Other considerations:
(A) would you fine-tune daily? weekly? as data changes?
(B) Cost and availability of GPUs (there's a current shortage)
My experience is that RAG is the way to go, at least right now.
But you have to make sure your retrieval engine work optimally: getting the very most relevant pieces of text from your data: (1) using a good chunking strategy that's better than arbitrary 1K or 2K chars (2) using a good embedding model (3) Using hybrid search, and a few other things like that.
Certainly the availability of longer sequence models is a big help
Yeah, I'll be curious to see what it means by this. Could be a few things, I think:
- Codebases
- Documents (by way of connection to your Box/SharePoint/GSuite account)
- Knowledgebases (I'm thinking of something like a Notion here)

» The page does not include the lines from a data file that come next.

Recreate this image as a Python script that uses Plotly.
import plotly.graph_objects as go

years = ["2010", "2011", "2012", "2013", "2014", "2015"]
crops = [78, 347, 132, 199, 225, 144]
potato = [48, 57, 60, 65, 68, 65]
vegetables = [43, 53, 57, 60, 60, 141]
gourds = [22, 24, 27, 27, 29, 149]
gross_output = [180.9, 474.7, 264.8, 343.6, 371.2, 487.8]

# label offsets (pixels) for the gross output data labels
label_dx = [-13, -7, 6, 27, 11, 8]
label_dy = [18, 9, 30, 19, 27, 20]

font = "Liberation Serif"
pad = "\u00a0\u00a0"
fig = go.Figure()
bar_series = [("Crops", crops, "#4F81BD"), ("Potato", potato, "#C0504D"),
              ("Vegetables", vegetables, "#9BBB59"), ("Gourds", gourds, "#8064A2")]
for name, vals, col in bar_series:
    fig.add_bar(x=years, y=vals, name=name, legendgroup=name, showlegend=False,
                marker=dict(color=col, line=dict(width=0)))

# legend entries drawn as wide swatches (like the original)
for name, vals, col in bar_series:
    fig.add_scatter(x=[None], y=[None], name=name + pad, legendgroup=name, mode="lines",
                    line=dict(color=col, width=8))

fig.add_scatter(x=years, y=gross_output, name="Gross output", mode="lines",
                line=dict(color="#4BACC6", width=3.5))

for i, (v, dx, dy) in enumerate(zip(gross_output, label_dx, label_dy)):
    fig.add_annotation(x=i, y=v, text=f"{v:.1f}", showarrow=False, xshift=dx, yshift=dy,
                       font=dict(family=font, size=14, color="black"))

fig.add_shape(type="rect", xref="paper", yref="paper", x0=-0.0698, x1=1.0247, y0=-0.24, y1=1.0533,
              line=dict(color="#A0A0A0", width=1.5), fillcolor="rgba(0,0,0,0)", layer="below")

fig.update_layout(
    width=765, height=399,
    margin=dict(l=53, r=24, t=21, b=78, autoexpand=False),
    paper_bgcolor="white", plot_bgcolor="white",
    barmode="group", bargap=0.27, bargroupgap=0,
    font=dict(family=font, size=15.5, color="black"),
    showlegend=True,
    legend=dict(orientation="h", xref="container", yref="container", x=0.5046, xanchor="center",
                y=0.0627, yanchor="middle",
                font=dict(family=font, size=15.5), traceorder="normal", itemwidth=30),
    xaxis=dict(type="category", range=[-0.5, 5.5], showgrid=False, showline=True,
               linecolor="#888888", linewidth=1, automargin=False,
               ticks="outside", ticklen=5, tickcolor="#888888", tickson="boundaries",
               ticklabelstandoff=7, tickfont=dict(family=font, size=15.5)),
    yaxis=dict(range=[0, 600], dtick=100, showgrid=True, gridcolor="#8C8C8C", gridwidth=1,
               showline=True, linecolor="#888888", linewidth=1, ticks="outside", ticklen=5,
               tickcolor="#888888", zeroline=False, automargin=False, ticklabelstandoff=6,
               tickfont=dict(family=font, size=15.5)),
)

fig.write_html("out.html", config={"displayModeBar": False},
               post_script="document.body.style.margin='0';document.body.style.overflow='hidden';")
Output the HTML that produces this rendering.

I'm really looking forward to seeing what they come up with here, as I think this is a truly killer use case that will push LLMs into mainstream enterprise usage. My company uses Notion and has an enormous amount of information on there. If I could ask it things like "Which customer is integrated with tool X" (we keep a record of this on the customer page in Notion) and get a correct response, that would be immensely helpful to me. Similar with connecting a support person to a knowledgebase of answers that becomes incredibly easy to search.
Azure-hosted GPT already lets you "upload your own documents" in their playground; it seems to be similar to how ChatGPT GPT-4 Code Interpreter handles file uploads.